Learning that the M8 came with both customizable driving mode buttons and configurable all-wheel drive setup was like seeing an ad on your phone for something you’d just mentioned in conversation to your girlfriend five minutes earlier. How did they know?

It’s my dream setup: a luxury-lined drift machine when the mood strikes and the road is deserted, and a safe, secure but still fun way to cleanly deploy 617 hp in the UK’s mostly miserable weather the rest of the time.

I had the M1 button configured to deliver Sport steering, Sport throttle, all-wheel drive and DSC on when I wanted a little more focus than the default configuration, and the M2 toggle ready to give me rear-wheel drive and zero driving aids as soon as an opportunity for mischief came into view.

The M8 Is A Huge Car

First, some context. I live in the UK, out in the sticks. The roads in my part of the country are narrow and lined with 12 ft hedges. Not a natural habitat for a car as low and wide as the M8, though I was always amazed how nimble it felt considering its 200.9-inch (5103 mm) length on roads where you could stretch its legs a little.

But even on trips to the city, parking was sometimes a challenge. An M3 is definitely a better fit for UK roads, though it’s probably not problem at all in the U.S., where roads, parking lots and drive-throughs are all designed with much bigger machines in mind.

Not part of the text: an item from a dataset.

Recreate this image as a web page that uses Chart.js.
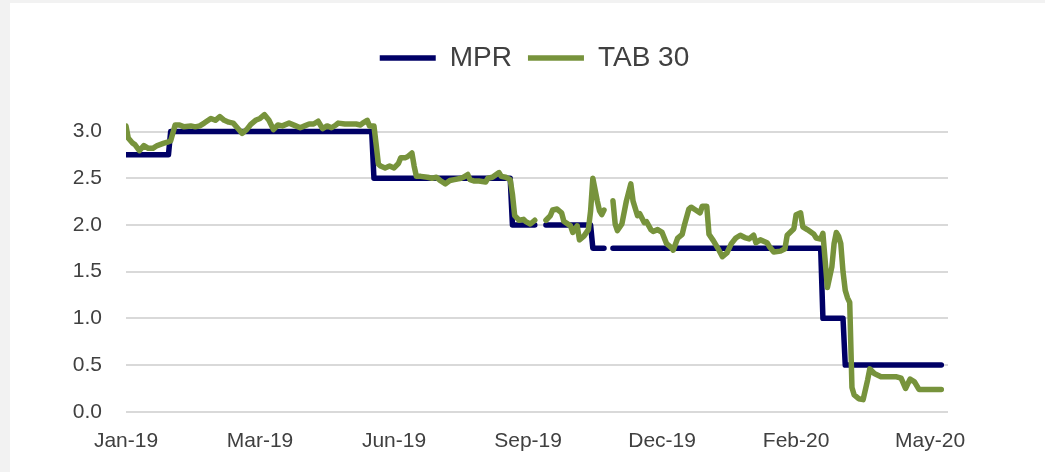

The M8 Is A Huge Car With A Tiny Luggage Opening

One thing not huge about the M8 is the aperture through which you have to slide your luggage. The trunk volume is a pretty small anyway, at 11 cu-ft in the US model and 440 liters in the UK, making it much less practical than M5. But it would be so much easier to make use of what space it does have if BMW had made the 8-Series Gran Coupe a liftback like Audi’s A7 Sportback, or the new 4-Series Gran Coupe.

Lockdowns Suck

I usually cover around 2,000 miles per month in test cars like this, but only managed to put 5,000 on this one in seven months thank to lockdown rules which either forbade non-essential journeys, or just meant I was doing more work from home. It was pretty sad to see it on my driveway, but not being able to make full use of it and disappear on an adventure. Though I would have been a sight more melancholy if I’d actually bought one and was watching weeds grow around it while it depreciated to the tune of $5,000 per month. An Audi RS7 suffers less depreciation.

The Seven-Month Verdict

I loved almost every one of the 5,000 miles I spent with the M8, which managed to feel special when I dropped into the driver’s seat for a journey home no matter what else I’d been driving that day. The fact that I found it a little big for my local roads isn’t the car’s fault. But the too-small dashboard buttons and lack of a proper lift-up tailgate were. That said, I’d take it over a Porsche Panamera or Audi RS7 every time for its combination of style and playful handling, and if I could afford the extra cash, I’d take it over the too-straight M5, too.